[Charts and diagrams as code]
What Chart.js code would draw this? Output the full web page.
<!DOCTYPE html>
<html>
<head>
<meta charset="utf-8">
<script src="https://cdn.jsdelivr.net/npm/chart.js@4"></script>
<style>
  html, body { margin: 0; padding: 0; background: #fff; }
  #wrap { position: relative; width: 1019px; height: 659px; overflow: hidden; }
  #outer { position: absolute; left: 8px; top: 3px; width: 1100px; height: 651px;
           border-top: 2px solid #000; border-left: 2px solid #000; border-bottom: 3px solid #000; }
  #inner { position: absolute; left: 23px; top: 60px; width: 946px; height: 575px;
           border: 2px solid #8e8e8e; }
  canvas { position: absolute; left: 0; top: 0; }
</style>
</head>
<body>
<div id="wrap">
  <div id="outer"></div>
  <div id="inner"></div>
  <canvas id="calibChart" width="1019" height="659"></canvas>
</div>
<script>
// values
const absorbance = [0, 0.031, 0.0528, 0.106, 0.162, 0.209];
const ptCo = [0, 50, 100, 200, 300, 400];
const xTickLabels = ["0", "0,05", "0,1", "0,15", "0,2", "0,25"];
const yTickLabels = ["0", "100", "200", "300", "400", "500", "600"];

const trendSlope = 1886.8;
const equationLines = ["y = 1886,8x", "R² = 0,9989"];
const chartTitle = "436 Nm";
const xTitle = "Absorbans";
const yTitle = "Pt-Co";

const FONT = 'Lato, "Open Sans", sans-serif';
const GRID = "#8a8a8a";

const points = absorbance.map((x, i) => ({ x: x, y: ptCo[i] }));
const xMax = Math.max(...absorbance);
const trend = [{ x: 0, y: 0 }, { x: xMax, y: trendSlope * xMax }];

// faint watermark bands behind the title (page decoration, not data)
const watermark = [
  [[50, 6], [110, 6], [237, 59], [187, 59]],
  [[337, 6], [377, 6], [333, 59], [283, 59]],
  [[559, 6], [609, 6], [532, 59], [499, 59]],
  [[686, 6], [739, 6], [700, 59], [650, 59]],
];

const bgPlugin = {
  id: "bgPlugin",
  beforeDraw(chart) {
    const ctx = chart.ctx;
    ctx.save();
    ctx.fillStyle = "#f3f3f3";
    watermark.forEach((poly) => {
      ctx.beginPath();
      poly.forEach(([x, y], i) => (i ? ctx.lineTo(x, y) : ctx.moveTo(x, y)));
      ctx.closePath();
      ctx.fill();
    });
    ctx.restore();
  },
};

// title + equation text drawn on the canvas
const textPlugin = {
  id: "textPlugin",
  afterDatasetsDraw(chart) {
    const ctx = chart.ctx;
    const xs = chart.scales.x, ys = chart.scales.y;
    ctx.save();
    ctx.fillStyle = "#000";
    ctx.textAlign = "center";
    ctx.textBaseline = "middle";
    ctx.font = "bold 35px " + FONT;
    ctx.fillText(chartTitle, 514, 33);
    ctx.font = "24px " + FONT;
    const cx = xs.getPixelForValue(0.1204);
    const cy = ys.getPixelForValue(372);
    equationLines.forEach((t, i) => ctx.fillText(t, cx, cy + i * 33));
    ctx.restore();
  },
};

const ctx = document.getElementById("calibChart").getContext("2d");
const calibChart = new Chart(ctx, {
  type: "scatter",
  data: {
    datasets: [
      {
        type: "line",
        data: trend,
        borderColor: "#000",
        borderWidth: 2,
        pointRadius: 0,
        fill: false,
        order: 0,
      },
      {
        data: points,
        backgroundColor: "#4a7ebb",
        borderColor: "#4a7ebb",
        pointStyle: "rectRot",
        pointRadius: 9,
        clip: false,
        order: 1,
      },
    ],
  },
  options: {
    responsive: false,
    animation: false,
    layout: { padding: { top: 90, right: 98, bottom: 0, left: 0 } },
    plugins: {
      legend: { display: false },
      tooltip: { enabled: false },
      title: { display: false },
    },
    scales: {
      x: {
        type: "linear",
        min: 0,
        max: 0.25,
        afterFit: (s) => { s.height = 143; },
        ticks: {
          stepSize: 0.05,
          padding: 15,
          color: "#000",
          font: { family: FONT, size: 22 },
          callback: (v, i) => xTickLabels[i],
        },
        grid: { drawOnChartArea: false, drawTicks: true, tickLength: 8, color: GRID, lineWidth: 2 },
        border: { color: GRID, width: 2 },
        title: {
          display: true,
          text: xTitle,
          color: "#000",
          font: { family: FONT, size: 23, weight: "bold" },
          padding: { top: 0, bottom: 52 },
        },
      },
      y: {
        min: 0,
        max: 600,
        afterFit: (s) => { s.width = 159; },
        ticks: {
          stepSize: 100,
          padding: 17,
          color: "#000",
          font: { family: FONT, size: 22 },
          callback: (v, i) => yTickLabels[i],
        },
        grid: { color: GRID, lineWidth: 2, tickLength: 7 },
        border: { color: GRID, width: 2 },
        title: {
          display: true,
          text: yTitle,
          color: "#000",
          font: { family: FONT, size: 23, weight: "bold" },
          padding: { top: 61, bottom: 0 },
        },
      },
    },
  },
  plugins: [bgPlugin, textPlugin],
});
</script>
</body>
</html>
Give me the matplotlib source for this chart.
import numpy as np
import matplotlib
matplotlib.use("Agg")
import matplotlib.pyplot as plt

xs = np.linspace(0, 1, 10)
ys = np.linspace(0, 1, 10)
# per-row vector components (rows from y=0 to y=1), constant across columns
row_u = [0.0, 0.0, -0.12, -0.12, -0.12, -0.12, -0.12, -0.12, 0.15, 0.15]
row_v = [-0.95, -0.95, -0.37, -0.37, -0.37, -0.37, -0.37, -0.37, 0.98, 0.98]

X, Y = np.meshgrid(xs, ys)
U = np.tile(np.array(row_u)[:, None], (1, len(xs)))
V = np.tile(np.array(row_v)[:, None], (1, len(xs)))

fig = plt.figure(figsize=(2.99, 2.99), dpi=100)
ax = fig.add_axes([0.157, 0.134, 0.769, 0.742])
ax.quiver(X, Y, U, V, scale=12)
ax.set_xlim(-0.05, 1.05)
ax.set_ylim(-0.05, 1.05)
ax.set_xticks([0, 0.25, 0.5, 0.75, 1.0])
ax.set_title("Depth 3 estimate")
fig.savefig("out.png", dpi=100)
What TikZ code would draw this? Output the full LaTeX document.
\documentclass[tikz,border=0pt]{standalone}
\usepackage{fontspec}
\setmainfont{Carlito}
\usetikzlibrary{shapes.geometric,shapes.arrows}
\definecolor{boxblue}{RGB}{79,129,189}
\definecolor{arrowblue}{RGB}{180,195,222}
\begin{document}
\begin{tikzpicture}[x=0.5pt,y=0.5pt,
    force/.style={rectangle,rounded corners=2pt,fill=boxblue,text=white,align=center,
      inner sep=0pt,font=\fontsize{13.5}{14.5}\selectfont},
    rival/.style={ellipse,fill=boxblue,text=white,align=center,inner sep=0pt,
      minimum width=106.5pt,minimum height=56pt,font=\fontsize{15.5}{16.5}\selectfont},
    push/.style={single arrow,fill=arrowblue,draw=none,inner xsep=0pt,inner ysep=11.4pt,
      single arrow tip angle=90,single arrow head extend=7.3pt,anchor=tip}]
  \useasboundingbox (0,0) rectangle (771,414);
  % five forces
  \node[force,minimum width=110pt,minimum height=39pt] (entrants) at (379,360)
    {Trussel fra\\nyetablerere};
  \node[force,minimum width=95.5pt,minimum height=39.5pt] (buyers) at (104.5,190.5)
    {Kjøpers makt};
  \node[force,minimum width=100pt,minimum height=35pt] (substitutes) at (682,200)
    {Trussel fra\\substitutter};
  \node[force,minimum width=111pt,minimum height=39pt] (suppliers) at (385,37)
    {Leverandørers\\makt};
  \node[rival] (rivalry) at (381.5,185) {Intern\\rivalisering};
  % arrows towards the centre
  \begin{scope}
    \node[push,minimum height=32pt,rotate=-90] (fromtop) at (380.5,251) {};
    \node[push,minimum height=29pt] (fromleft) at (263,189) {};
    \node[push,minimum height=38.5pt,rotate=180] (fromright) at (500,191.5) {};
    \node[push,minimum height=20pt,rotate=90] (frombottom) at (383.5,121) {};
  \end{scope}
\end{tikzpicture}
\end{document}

- [GOAL]: Every line above that contains the word "What" should be reported.

- [WRITTEN SOLUTION]:
What Chart.js code would draw this? Output the full web page.
What TikZ code would draw this? Output the full LaTeX document.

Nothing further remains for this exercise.